[Start]

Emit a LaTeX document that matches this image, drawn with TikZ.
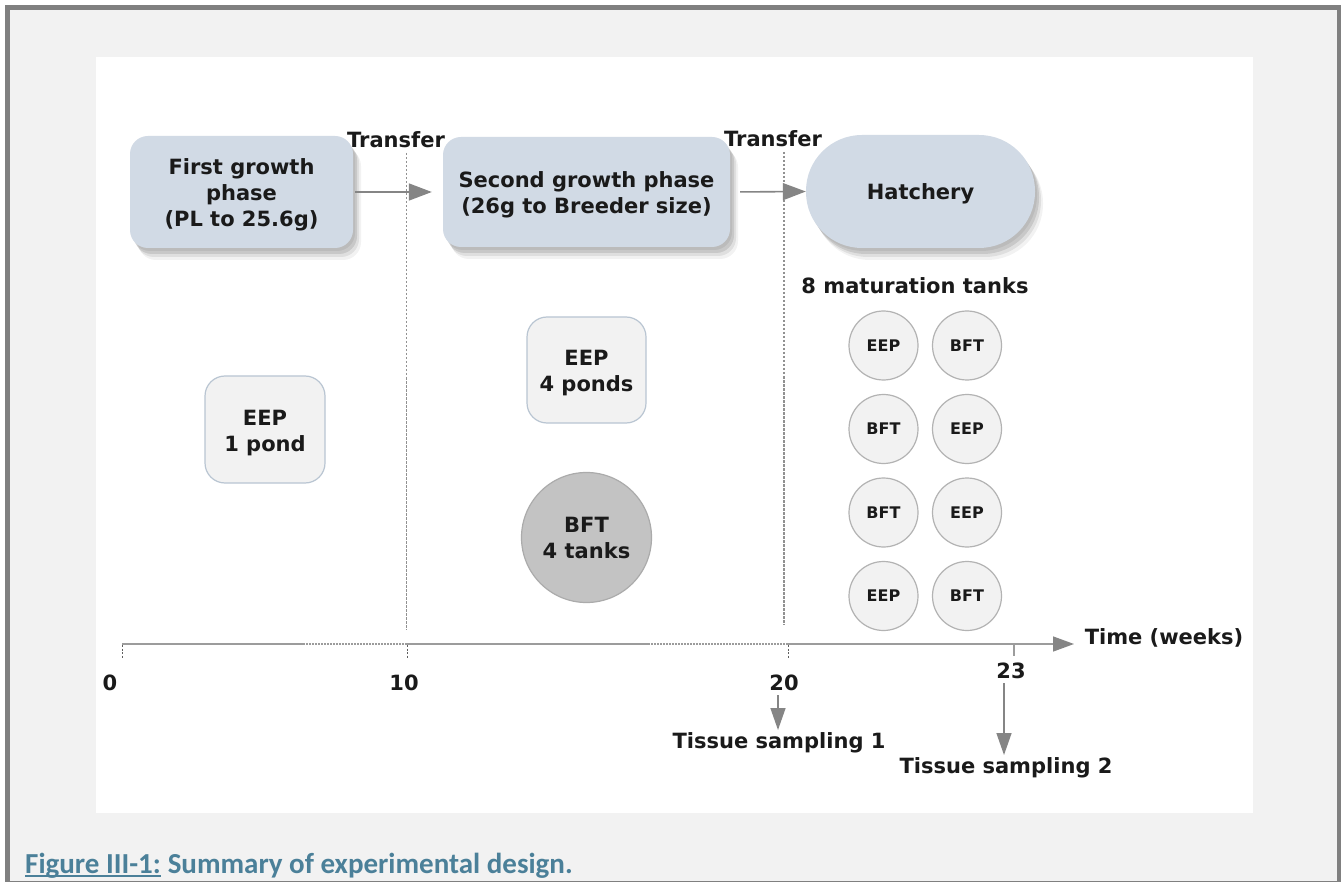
\documentclass[tikz,border=0pt]{standalone}
\usepackage{fontspec}
\setmainfont{DejaVu Sans}
\newfontfamily\captionfont{Carlito}
\usetikzlibrary{arrows.meta,shadows,calc}
\definecolor{ink}{HTML}{1A1A1A}
\definecolor{phase}{HTML}{D1DAE5}
\definecolor{pale}{HTML}{F2F2F2}
\definecolor{paleedge}{HTML}{B9C5D2}
\definecolor{tankedge}{HTML}{B3B3B3}
\definecolor{bftfill}{HTML}{C3C3C3}
\definecolor{bftedge}{HTML}{ABABAB}
\definecolor{flowgray}{HTML}{858585}
\definecolor{axisgray}{HTML}{9C9C9C}
\definecolor{framegray}{HTML}{808080}
\definecolor{panelgray}{HTML}{F2F2F2}
\definecolor{capteal}{HTML}{4B8099}

\begin{document}
\begin{tikzpicture}[x=1pt,y=-1pt,
  lbl/.style={font=\fontsize{21}{26}\selectfont\bfseries, text=ink, align=center, inner sep=0pt},
  small/.style={font=\fontsize{16}{18}\selectfont\bfseries, text=ink, inner sep=0pt},
  phasebox/.style={fill=phase, draw=none, rounded corners=18pt, inner sep=0pt,
    general shadow={fill=black, opacity=.06, shadow xshift=2pt, shadow yshift=-3pt},
    general shadow={fill=black, opacity=.10, shadow xshift=4pt, shadow yshift=-6pt},
    general shadow={fill=black, opacity=.08, shadow xshift=6pt, shadow yshift=-9pt},
    general shadow={fill=black, opacity=.05, shadow xshift=8pt, shadow yshift=-12pt}},
  pond/.style={fill=pale, draw=paleedge, line width=1.2pt, rounded corners=20pt, inner sep=0pt},
  tank/.style={small, circle, fill=pale, draw=tankedge, line width=1.2pt, minimum size=69pt},
  flow/.style={draw=flowgray, line width=1.6pt, -{Triangle[length=23pt,width=17pt]}},
  samp/.style={draw=flowgray, line width=1.4pt, -{Triangle[length=22pt,width=15pt]}},
  stage/.style={draw=flowgray!90, line width=1.1pt, dash pattern=on 2.5pt off 1.5pt},
  tickmark/.style={draw=ink!70, line width=1pt, dash pattern=on 2pt off 1.5pt},
  axisdots/.style={draw=axisgray, line width=1.2pt, dash pattern=on 1.5pt off 1.5pt},
  captext/.style={anchor=base west, inner sep=0pt, font=\fontsize{29}{32}\selectfont\captionfont\bfseries, text=capteal}
]
\useasboundingbox (0,0) rectangle (1341,882);

% page frame and white panel
\fill[white] (0,0) rectangle (1341,882);
\fill[panelgray] (7.5,7.5) rectangle (1339.5,883.5);
\draw[framegray, line width=5pt] (7.5,7.5) rectangle (1339.5,883.5);
\fill[white] (96,57) rectangle (1253,813);

% growth phases and hatchery
\node[phasebox, minimum width=223pt, minimum height=112pt] (grow1) at (241.5,192) {};
\node[phasebox, minimum width=287pt, minimum height=110pt] (grow2) at (586.5,192) {};
\node[phasebox, rounded corners=56pt, minimum width=229pt, minimum height=113pt] (hatch) at (920.5,191.5) {};
\node[lbl] (grow1txt) at ([yshift=-3pt]grow1.center) {First growth\\phase\\(PL to 25.6g)};
\node[lbl] (grow2txt) at ([yshift=-3pt]grow2.center) {Second growth phase\\(26g to Breeder size)};
\node[lbl] (hatchtxt) at ([yshift=-2.5pt]hatch.center) {Hatchery};

\node[lbl] (tr1) at (396,140) {Transfer};
\node[lbl] (tr2) at (773,139) {Transfer};

% stage boundaries
\coordinate (d1t) at (406.5,153);
\coordinate (d1b) at (406.5,630);
\coordinate (d2t) at (784,152);
\coordinate (d2b) at (784,625);
\draw[stage] (d1t) -- (d1b);
\draw[stage] (d2t) -- (d2b);

\draw[flow, shorten <=2pt, shorten >=11pt] (grow1.east) -- (grow2.west);
\draw[flow, shorten <=10pt] (grow2.east) -- (hatch.west);

% rearing units
\node[pond, minimum width=120pt, minimum height=107pt] (pond1) at (265,429.5) {};
\node[lbl] (pond1txt) at ([yshift=-3.5pt]pond1.center) {EEP\\1 pond};
\node[pond, minimum width=119pt, minimum height=106pt] (pond4) at (586.5,370) {};
\node[lbl] (pond4txt) at ([yshift=-3.5pt]pond4.center) {EEP\\4 ponds};
\node[lbl, circle, fill=bftfill, draw=bftedge, line width=1.2pt, minimum size=130pt] (bft4) at (586.5,537.5) {BFT\\4 tanks};

\node[lbl] (mat) at (915,286) {8 maturation tanks};
\foreach \r/\y/\a/\b in {1/345.5/EEP/BFT, 2/429/BFT/EEP, 3/512.5/BFT/EEP, 4/596/EEP/BFT}{
  \node[tank] (tank\r a) at (883.5,\y) {\a};
  \node[tank] (tank\r b) at (967,\y) {\b};
}

% time axis
\coordinate (ax0) at (122,644);
\coordinate (axend) at (1074,644);
\draw[axisgray, line width=1.4pt, -{Triangle[length=21pt,width=15pt,color=flowgray]}] (ax0) -- (axend);
\draw[white, line width=3pt] (303,644) -- (405,644);
\draw[white, line width=3pt] (648,644) -- (786,644);
\draw[axisdots] (303,644) -- (405,644);
\draw[axisdots] (648,644) -- (786,644);

\draw[tickmark] (122,645) -- (122,658);
\draw[tickmark] (407,645) -- (407,658);
\draw[tickmark] (788,645) -- (788,658);
\draw[axisgray, line width=1.2pt] (1014,645) -- (1014,656);

\node[lbl] (w0) at (110,683) {0};
\node[lbl] (w10) at (404,683) {10};
\node[lbl] (w20) at (784,683) {20};
\node[lbl] (w23) at (1011,671) {23};
\node[lbl] (tw) at (1164,638) {Time (weeks)};

% sampling points
\node[lbl] (ts1) at (779,743) {Tissue sampling 1};
\node[lbl] (ts2) at (1006,768) {Tissue sampling 2};
\coordinate (s1a) at (778,695);
\coordinate (s1b) at (778,730);
\coordinate (s2a) at (1004,683);
\coordinate (s2b) at (1004,755);
\draw[samp] (s1a) -- (s1b);
\draw[samp] (s2a) -- (s2b);

% caption
\node[captext] (cfig) at (25,873) {Figure III-1:};
\node[captext] (csum) at ([xshift=6.5pt]cfig.base east) {Summary of experimental design.};
\draw[capteal, line width=2pt] ($(cfig.base west)+(0,3)$) -- ($(cfig.base east)+(0,3)$);
\end{tikzpicture}
\end{document}
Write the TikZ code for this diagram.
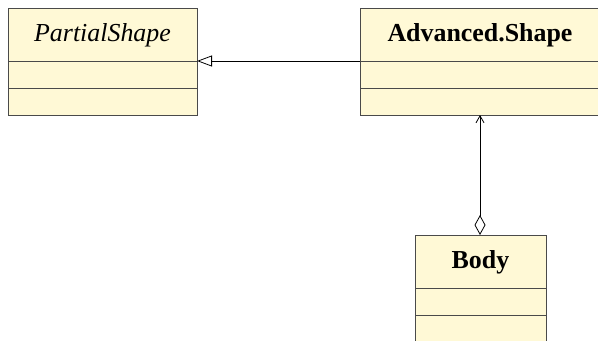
\documentclass[tikz,border=0pt]{standalone}
\usepackage{fontspec}
\setmainfont{Liberation Serif}
\usetikzlibrary{arrows.meta}
\definecolor{clsfill}{HTML}{FFF9D6}
\definecolor{clsline}{HTML}{4A4A4A}
\tikzset{
  x=1bp, y=1bp,
  clsbox/.style={draw=clsline, fill=clsfill, line width=0.9bp, inner sep=0pt, outer sep=0pt},
  clstitle/.style={inner sep=0pt, anchor=base, font=\fontsize{26}{30}\selectfont},
  divider/.style={draw=clsline, line width=0.9bp},
  conn/.style={draw=black, line width=0.8bp}
}
\begin{document}
\begin{tikzpicture}
\useasboundingbox (0,0) rectangle (598,340);
% PartialShape
\node[clsbox, minimum width=189bp, minimum height=107bp] (ps) at (102.5,278.5) {};
\node[clstitle] (pst) at (102.5,298.5) {\itshape PartialShape};
\draw[divider] (8,279) -- (197,279);
\draw[divider] (8,252) -- (197,252);
% Advanced.Shape
\node[clsbox, minimum width=240bp, minimum height=107bp] (adv) at (480,278.5) {};
\node[clstitle] (advt) at (480,298.5) {\bfseries Advanced.Shape};
\draw[divider] (360,279) -- (600,279);
\draw[divider] (360,252) -- (600,252);
% Body
\node[clsbox, minimum width=131bp, minimum height=107bp] (body) at (480.5,51.5) {};
\node[clstitle] (bodyt) at (480.5,72) {\bfseries Body};
\draw[divider] (415,52) -- (546,52);
\draw[divider] (415,25) -- (546,25);
% connectors
\draw[conn, -{Triangle[open, length=15bp, width=11bp]}] (adv.west |- 0,279) -- (ps.east |- 0,279);
\draw[conn, {Diamond[open, length=20bp, width=11bp]}-{Straight Barb[length=7bp, width=8bp]}] (body.north -| 480,0) -- (adv.south -| 480,0);
\end{tikzpicture}
\end{document}
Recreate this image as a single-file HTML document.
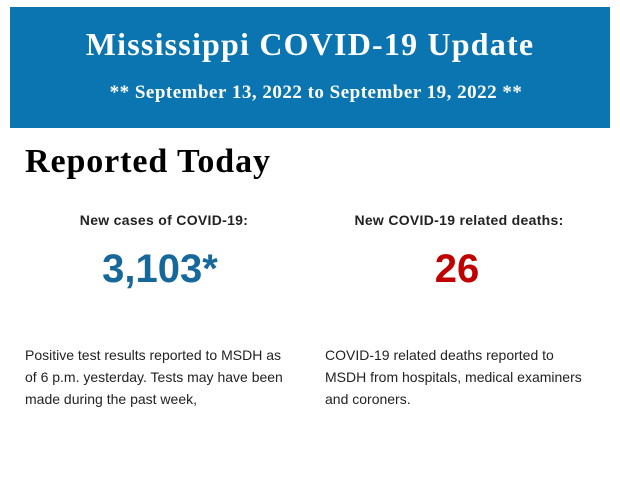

[End]

• **THE PROBLEM**
Quote exactly, and nothing besides, the lines from the one with "Write the TikZ code for this diagram." through the end of the records above; include both ends and omit the pictures.

• **EXERCISE RESPONSE**
Write the TikZ code for this diagram.
\documentclass[tikz,border=0pt]{standalone}
\usepackage{fontspec}
\setmainfont{Liberation Serif}
\usetikzlibrary{arrows.meta}
\definecolor{clsfill}{HTML}{FFF9D6}
\definecolor{clsline}{HTML}{4A4A4A}
\tikzset{
  x=1bp, y=1bp,
  clsbox/.style={draw=clsline, fill=clsfill, line width=0.9bp, inner sep=0pt, outer sep=0pt},
  clstitle/.style={inner sep=0pt, anchor=base, font=\fontsize{26}{30}\selectfont},
  divider/.style={draw=clsline, line width=0.9bp},
  conn/.style={draw=black, line width=0.8bp}
}
\begin{document}
\begin{tikzpicture}
\useasboundingbox (0,0) rectangle (598,340);
% PartialShape
\node[clsbox, minimum width=189bp, minimum height=107bp] (ps) at (102.5,278.5) {};
\node[clstitle] (pst) at (102.5,298.5) {\itshape PartialShape};
\draw[divider] (8,279) -- (197,279);
\draw[divider] (8,252) -- (197,252);
% Advanced.Shape
\node[clsbox, minimum width=240bp, minimum height=107bp] (adv) at (480,278.5) {};
\node[clstitle] (advt) at (480,298.5) {\bfseries Advanced.Shape};
\draw[divider] (360,279) -- (600,279);
\draw[divider] (360,252) -- (600,252);
% Body
\node[clsbox, minimum width=131bp, minimum height=107bp] (body) at (480.5,51.5) {};
\node[clstitle] (bodyt) at (480.5,72) {\bfseries Body};
\draw[divider] (415,52) -- (546,52);
\draw[divider] (415,25) -- (546,25);
% connectors
\draw[conn, -{Triangle[open, length=15bp, width=11bp]}] (adv.west |- 0,279) -- (ps.east |- 0,279);
\draw[conn, {Diamond[open, length=20bp, width=11bp]}-{Straight Barb[length=7bp, width=8bp]}] (body.north -| 480,0) -- (adv.south -| 480,0);
\end{tikzpicture}
\end{document}
Recreate this image as a single-file HTML document.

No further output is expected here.